Directions:
Return only the lines from the top of the data down to the one that holds "import plotly.graph_objects as go", both included, without any pictures.

Supplied material:
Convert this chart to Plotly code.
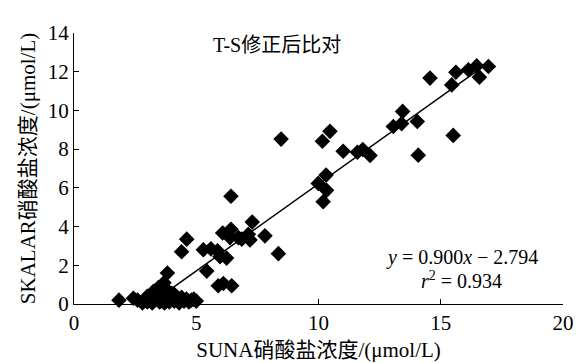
import plotly.graph_objects as go

# SUNA nitrate (x) vs SKALAR nitrate (y), µmol/L
suna_x = [
    1.84, 2.43, 2.6, 2.8, 2.9, 3.0, 3.1, 3.2, 3.2, 3.3, 3.35, 3.4, 3.5, 3.5, 3.6, 3.6,
    3.7, 3.7, 3.8, 3.8, 3.9, 3.9, 4.0, 4.1, 4.1, 4.2, 4.3, 4.3, 4.4, 4.5, 4.6, 4.7,
    4.8, 4.9, 5.0, 3.0, 3.45, 3.25, 3.55, 4.0,
    3.82, 3.68, 4.4, 4.61, 5.29, 5.6, 5.87, 5.97, 6.24, 5.43, 5.9, 6.11, 6.45,
    6.08, 6.42, 6.38, 6.72, 6.86, 7.13, 7.2, 6.42, 7.29, 7.81, 8.36, 8.47,
    9.99, 10.31, 10.33, 10.19, 10.16, 10.47, 11.01, 11.59, 11.81, 12.11,
    13.06, 13.4, 13.44, 14.04, 14.08, 14.56, 15.45, 15.62, 16.13, 16.47, 16.95,
    16.58, 15.51,
]
skalar_y = [
    0.2, 0.3, 0.2, 0.05, 0.2, 0.1, 0.3, 0.05, 0.5, 0.2, 0.6, 0.35, 0.1, 0.75, 0.3, 0.5,
    0.05, 0.8, 0.2, 0.45, 0.6, 0.1, 0.3, 0.15, 0.5, 0.3, 0.05, 0.25, 0.35, 0.15, 0.25, 0.1,
    0.2, 0.25, 0.15, 0.4, 0.85, 0.65, 0.15, 0.55,
    1.6, 1.1, 2.7, 3.35, 2.8, 2.85, 2.75, 2.45, 2.37, 1.7, 0.94, 1.06, 0.94,
    3.67, 3.86, 3.43, 3.43, 3.35, 3.6, 3.31, 5.57, 4.24, 3.52, 2.6, 8.52,
    6.23, 6.66, 5.87, 5.28, 8.41, 8.92, 7.89, 7.84, 7.98, 7.67,
    9.17, 9.32, 9.95, 9.43, 7.69, 11.67, 11.32, 11.97, 12.1, 12.3, 12.27,
    11.72, 8.71,
]

slope = 0.900
intercept = -2.794
r_squared = 0.934
fit_x = [3.9, 16.5]
fit_y = [slope * v + intercept for v in fit_x]

x_ticks = [0, 5, 10, 15, 20]
y_ticks = [0, 2, 4, 6, 8, 10, 12, 14]

title_text = "T-S修正后比对"
x_title = "SUNA硝酸盐浓度/(μmol/L)"
y_title = "SKALAR硝酸盐浓度/(μmol/L)"

FONT = '"Liberation Serif", "Noto Sans CJK SC", serif'

fig = go.Figure()
fig.add_trace(go.Scatter(
    x=fit_x, y=fit_y, mode="lines",
    line=dict(color="black", width=1.5), showlegend=False, hoverinfo="skip",
))
fig.add_trace(go.Scatter(
    x=suna_x, y=skalar_y, mode="markers",
    marker=dict(symbol="diamond", size=12, color="black"),
    cliponaxis=False, showlegend=False,
))

fig.add_annotation(x=8.3, y=13.38, xref="x", yref="y", text=title_text,
                   showarrow=False, font=dict(family=FONT, size=20, color="black"))
fig.add_annotation(x=15.85, y=2.38, xref="x", yref="y",
                   text=f"<i>y</i> = {slope:.3f}<i>x</i> − {abs(intercept):.3f}",
                   showarrow=False, font=dict(family=FONT, size=20, color="black"))
fig.add_annotation(x=15.85, y=1.24, xref="x", yref="y",
                   text=f"<i>r</i><sup>2</sup> = {r_squared:.3f}",
                   showarrow=False, font=dict(family=FONT, size=20, color="black"))

axis_common = dict(
    showline=True, linecolor="black", linewidth=1, mirror=False,
    showgrid=False, zeroline=False, ticks="inside", ticklen=5,
    tickcolor="black", tickwidth=1, automargin=False,
    tickfont=dict(family=FONT, size=21, color="black"),
)
fig.update_xaxes(range=[0, 20], tickvals=x_ticks,
                 title=dict(text=x_title, font=dict(family=FONT, size=21, color="black"), standoff=8),
                 **axis_common)
fig.update_yaxes(range=[0, 14], tickvals=y_ticks,
                 title=dict(text=y_title, font=dict(family=FONT, size=21, color="black"), standoff=6),
                 **axis_common)

fig.update_layout(
    width=581, height=363,
    margin=dict(l=74, r=18, t=33, b=59),
    plot_bgcolor="white", paper_bgcolor="white",
    font=dict(family=FONT, color="black"),
)
fig.write_html("out.html")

Exercise solution:
Convert this chart to Plotly code.
import plotly.graph_objects as go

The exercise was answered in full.